SET TASK:
Restate the listing that follows word for word, without its pictures.

DATA LINES:
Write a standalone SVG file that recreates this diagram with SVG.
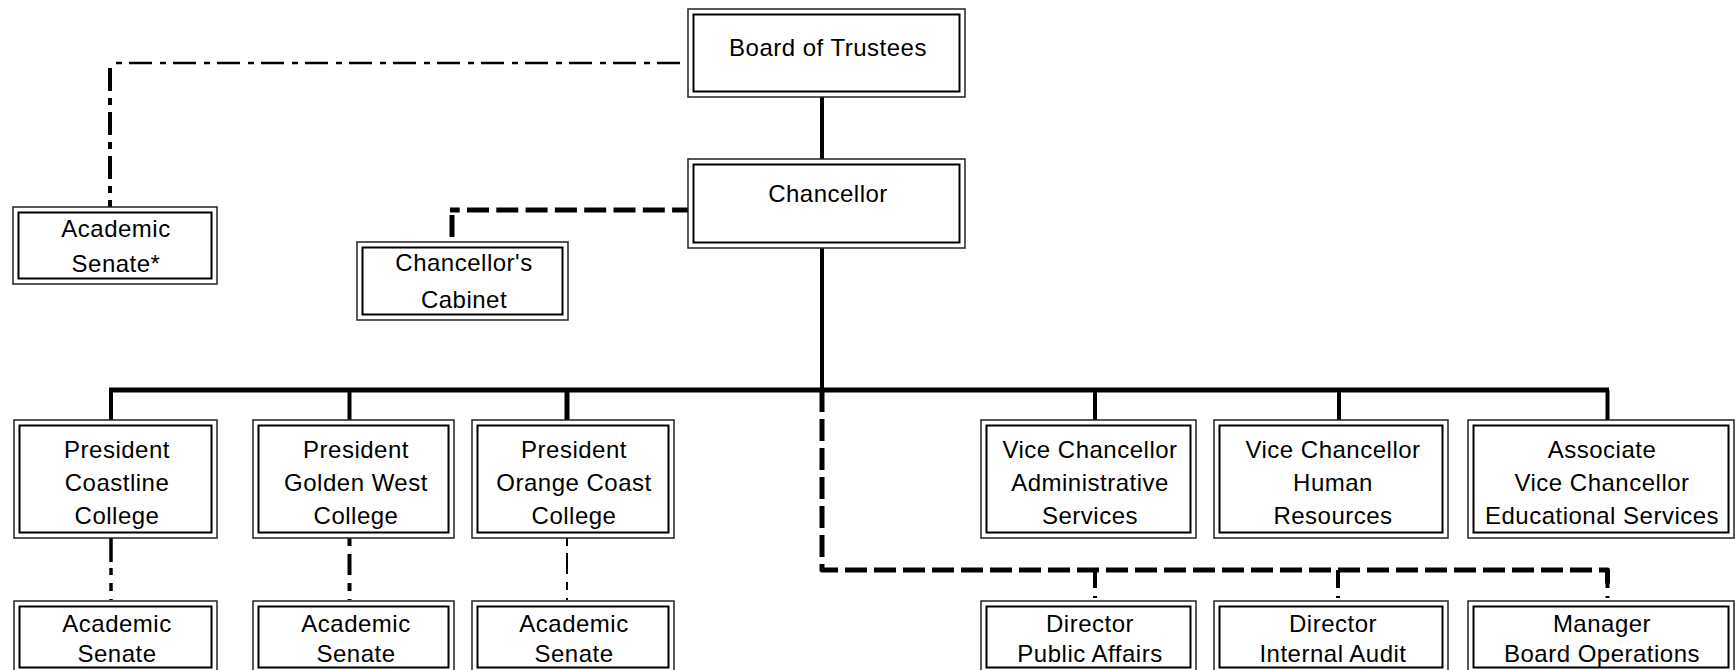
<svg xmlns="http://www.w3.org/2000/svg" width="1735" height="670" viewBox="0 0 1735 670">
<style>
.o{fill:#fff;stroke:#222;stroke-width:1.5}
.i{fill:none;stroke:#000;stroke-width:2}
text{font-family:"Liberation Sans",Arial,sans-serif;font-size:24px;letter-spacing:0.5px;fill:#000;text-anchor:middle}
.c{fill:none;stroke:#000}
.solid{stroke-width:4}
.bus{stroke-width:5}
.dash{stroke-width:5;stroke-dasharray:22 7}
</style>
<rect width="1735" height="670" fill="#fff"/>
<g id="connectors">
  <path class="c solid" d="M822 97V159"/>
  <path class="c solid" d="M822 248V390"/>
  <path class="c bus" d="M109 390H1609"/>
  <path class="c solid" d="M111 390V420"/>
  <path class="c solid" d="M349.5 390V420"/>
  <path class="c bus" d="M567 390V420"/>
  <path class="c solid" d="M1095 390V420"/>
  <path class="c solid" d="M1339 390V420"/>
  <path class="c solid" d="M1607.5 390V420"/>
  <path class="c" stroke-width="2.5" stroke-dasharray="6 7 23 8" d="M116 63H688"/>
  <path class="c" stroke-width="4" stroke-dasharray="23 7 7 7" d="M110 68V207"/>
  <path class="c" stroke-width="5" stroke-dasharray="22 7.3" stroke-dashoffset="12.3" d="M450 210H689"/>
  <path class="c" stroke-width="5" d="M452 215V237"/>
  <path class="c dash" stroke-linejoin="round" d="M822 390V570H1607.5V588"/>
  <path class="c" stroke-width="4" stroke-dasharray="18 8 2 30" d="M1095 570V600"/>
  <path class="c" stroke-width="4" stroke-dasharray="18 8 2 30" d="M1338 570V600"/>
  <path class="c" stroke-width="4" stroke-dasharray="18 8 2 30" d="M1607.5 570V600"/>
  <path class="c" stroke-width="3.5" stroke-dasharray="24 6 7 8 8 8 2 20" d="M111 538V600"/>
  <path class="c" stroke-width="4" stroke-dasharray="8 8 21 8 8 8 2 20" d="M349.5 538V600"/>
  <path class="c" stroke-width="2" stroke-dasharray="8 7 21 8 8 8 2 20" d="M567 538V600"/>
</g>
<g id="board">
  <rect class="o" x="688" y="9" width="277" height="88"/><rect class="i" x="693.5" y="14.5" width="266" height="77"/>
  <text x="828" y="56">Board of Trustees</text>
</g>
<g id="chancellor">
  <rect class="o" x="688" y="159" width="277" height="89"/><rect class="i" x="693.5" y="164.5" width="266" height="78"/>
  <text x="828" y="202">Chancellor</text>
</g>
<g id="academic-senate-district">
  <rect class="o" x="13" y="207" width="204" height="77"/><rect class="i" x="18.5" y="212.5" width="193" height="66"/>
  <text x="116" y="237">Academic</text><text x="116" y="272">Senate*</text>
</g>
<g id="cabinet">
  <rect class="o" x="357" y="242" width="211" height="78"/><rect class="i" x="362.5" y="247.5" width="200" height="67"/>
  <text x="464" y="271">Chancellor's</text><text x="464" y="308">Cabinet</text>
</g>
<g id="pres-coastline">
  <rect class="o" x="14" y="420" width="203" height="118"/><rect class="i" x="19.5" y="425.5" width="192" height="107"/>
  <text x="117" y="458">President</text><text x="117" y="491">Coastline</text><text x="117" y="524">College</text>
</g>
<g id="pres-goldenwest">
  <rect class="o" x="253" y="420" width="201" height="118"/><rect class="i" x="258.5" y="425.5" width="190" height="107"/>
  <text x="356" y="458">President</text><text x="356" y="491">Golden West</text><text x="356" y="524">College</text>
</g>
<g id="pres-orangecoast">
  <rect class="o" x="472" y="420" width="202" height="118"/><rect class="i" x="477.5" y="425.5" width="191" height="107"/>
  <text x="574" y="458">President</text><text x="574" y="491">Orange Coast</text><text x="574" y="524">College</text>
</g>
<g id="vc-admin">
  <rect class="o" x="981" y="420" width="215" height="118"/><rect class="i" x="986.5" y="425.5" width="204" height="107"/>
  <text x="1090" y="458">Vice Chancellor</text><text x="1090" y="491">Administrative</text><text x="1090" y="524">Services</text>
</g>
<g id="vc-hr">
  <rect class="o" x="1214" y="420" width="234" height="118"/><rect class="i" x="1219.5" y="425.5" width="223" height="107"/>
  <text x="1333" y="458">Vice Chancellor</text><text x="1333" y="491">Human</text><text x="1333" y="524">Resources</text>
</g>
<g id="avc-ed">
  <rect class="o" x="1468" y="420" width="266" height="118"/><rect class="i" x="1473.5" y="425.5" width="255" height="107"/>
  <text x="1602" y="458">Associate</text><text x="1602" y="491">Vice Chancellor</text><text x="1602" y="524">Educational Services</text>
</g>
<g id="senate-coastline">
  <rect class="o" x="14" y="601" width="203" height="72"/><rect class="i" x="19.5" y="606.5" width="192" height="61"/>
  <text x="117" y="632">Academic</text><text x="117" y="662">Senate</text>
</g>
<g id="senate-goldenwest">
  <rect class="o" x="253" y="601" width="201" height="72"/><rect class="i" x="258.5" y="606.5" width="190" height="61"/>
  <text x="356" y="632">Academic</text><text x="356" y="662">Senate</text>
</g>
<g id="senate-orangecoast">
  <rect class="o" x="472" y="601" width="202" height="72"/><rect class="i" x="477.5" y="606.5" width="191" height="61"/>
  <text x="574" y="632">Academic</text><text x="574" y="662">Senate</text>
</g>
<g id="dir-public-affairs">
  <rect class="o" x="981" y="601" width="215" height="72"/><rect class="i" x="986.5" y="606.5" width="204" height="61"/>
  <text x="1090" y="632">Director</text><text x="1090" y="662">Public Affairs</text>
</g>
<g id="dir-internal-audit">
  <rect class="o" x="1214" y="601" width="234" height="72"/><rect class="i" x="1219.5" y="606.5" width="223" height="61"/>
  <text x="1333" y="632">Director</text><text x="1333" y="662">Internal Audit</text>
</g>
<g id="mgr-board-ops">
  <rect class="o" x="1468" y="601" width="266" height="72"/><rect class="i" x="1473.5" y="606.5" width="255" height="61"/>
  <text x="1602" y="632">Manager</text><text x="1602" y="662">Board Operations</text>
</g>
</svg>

EXERCISE RESULT:
Write a standalone SVG file that recreates this diagram with SVG.
<svg xmlns="http://www.w3.org/2000/svg" width="1735" height="670" viewBox="0 0 1735 670">
<style>
.o{fill:#fff;stroke:#222;stroke-width:1.5}
.i{fill:none;stroke:#000;stroke-width:2}
text{font-family:"Liberation Sans",Arial,sans-serif;font-size:24px;letter-spacing:0.5px;fill:#000;text-anchor:middle}
.c{fill:none;stroke:#000}
.solid{stroke-width:4}
.bus{stroke-width:5}
.dash{stroke-width:5;stroke-dasharray:22 7}
</style>
<rect width="1735" height="670" fill="#fff"/>
<g id="connectors">
  <path class="c solid" d="M822 97V159"/>
  <path class="c solid" d="M822 248V390"/>
  <path class="c bus" d="M109 390H1609"/>
  <path class="c solid" d="M111 390V420"/>
  <path class="c solid" d="M349.5 390V420"/>
  <path class="c bus" d="M567 390V420"/>
  <path class="c solid" d="M1095 390V420"/>
  <path class="c solid" d="M1339 390V420"/>
  <path class="c solid" d="M1607.5 390V420"/>
  <path class="c" stroke-width="2.5" stroke-dasharray="6 7 23 8" d="M116 63H688"/>
  <path class="c" stroke-width="4" stroke-dasharray="23 7 7 7" d="M110 68V207"/>
  <path class="c" stroke-width="5" stroke-dasharray="22 7.3" stroke-dashoffset="12.3" d="M450 210H689"/>
  <path class="c" stroke-width="5" d="M452 215V237"/>
  <path class="c dash" stroke-linejoin="round" d="M822 390V570H1607.5V588"/>
  <path class="c" stroke-width="4" stroke-dasharray="18 8 2 30" d="M1095 570V600"/>
  <path class="c" stroke-width="4" stroke-dasharray="18 8 2 30" d="M1338 570V600"/>
  <path class="c" stroke-width="4" stroke-dasharray="18 8 2 30" d="M1607.5 570V600"/>
  <path class="c" stroke-width="3.5" stroke-dasharray="24 6 7 8 8 8 2 20" d="M111 538V600"/>
  <path class="c" stroke-width="4" stroke-dasharray="8 8 21 8 8 8 2 20" d="M349.5 538V600"/>
  <path class="c" stroke-width="2" stroke-dasharray="8 7 21 8 8 8 2 20" d="M567 538V600"/>
</g>
<g id="board">
  <rect class="o" x="688" y="9" width="277" height="88"/><rect class="i" x="693.5" y="14.5" width="266" height="77"/>
  <text x="828" y="56">Board of Trustees</text>
</g>
<g id="chancellor">
  <rect class="o" x="688" y="159" width="277" height="89"/><rect class="i" x="693.5" y="164.5" width="266" height="78"/>
  <text x="828" y="202">Chancellor</text>
</g>
<g id="academic-senate-district">
  <rect class="o" x="13" y="207" width="204" height="77"/><rect class="i" x="18.5" y="212.5" width="193" height="66"/>
  <text x="116" y="237">Academic</text><text x="116" y="272">Senate*</text>
</g>
<g id="cabinet">
  <rect class="o" x="357" y="242" width="211" height="78"/><rect class="i" x="362.5" y="247.5" width="200" height="67"/>
  <text x="464" y="271">Chancellor's</text><text x="464" y="308">Cabinet</text>
</g>
<g id="pres-coastline">
  <rect class="o" x="14" y="420" width="203" height="118"/><rect class="i" x="19.5" y="425.5" width="192" height="107"/>
  <text x="117" y="458">President</text><text x="117" y="491">Coastline</text><text x="117" y="524">College</text>
</g>
<g id="pres-goldenwest">
  <rect class="o" x="253" y="420" width="201" height="118"/><rect class="i" x="258.5" y="425.5" width="190" height="107"/>
  <text x="356" y="458">President</text><text x="356" y="491">Golden West</text><text x="356" y="524">College</text>
</g>
<g id="pres-orangecoast">
  <rect class="o" x="472" y="420" width="202" height="118"/><rect class="i" x="477.5" y="425.5" width="191" height="107"/>
  <text x="574" y="458">President</text><text x="574" y="491">Orange Coast</text><text x="574" y="524">College</text>
</g>
<g id="vc-admin">
  <rect class="o" x="981" y="420" width="215" height="118"/><rect class="i" x="986.5" y="425.5" width="204" height="107"/>
  <text x="1090" y="458">Vice Chancellor</text><text x="1090" y="491">Administrative</text><text x="1090" y="524">Services</text>
</g>
<g id="vc-hr">
  <rect class="o" x="1214" y="420" width="234" height="118"/><rect class="i" x="1219.5" y="425.5" width="223" height="107"/>
  <text x="1333" y="458">Vice Chancellor</text><text x="1333" y="491">Human</text><text x="1333" y="524">Resources</text>
</g>
<g id="avc-ed">
  <rect class="o" x="1468" y="420" width="266" height="118"/><rect class="i" x="1473.5" y="425.5" width="255" height="107"/>
  <text x="1602" y="458">Associate</text><text x="1602" y="491">Vice Chancellor</text><text x="1602" y="524">Educational Services</text>
</g>
<g id="senate-coastline">
  <rect class="o" x="14" y="601" width="203" height="72"/><rect class="i" x="19.5" y="606.5" width="192" height="61"/>
  <text x="117" y="632">Academic</text><text x="117" y="662">Senate</text>
</g>
<g id="senate-goldenwest">
  <rect class="o" x="253" y="601" width="201" height="72"/><rect class="i" x="258.5" y="606.5" width="190" height="61"/>
  <text x="356" y="632">Academic</text><text x="356" y="662">Senate</text>
</g>
<g id="senate-orangecoast">
  <rect class="o" x="472" y="601" width="202" height="72"/><rect class="i" x="477.5" y="606.5" width="191" height="61"/>
  <text x="574" y="632">Academic</text><text x="574" y="662">Senate</text>
</g>
<g id="dir-public-affairs">
  <rect class="o" x="981" y="601" width="215" height="72"/><rect class="i" x="986.5" y="606.5" width="204" height="61"/>
  <text x="1090" y="632">Director</text><text x="1090" y="662">Public Affairs</text>
</g>
<g id="dir-internal-audit">
  <rect class="o" x="1214" y="601" width="234" height="72"/><rect class="i" x="1219.5" y="606.5" width="223" height="61"/>
  <text x="1333" y="632">Director</text><text x="1333" y="662">Internal Audit</text>
</g>
<g id="mgr-board-ops">
  <rect class="o" x="1468" y="601" width="266" height="72"/><rect class="i" x="1473.5" y="606.5" width="255" height="61"/>
  <text x="1602" y="632">Manager</text><text x="1602" y="662">Board Operations</text>
</g>
</svg>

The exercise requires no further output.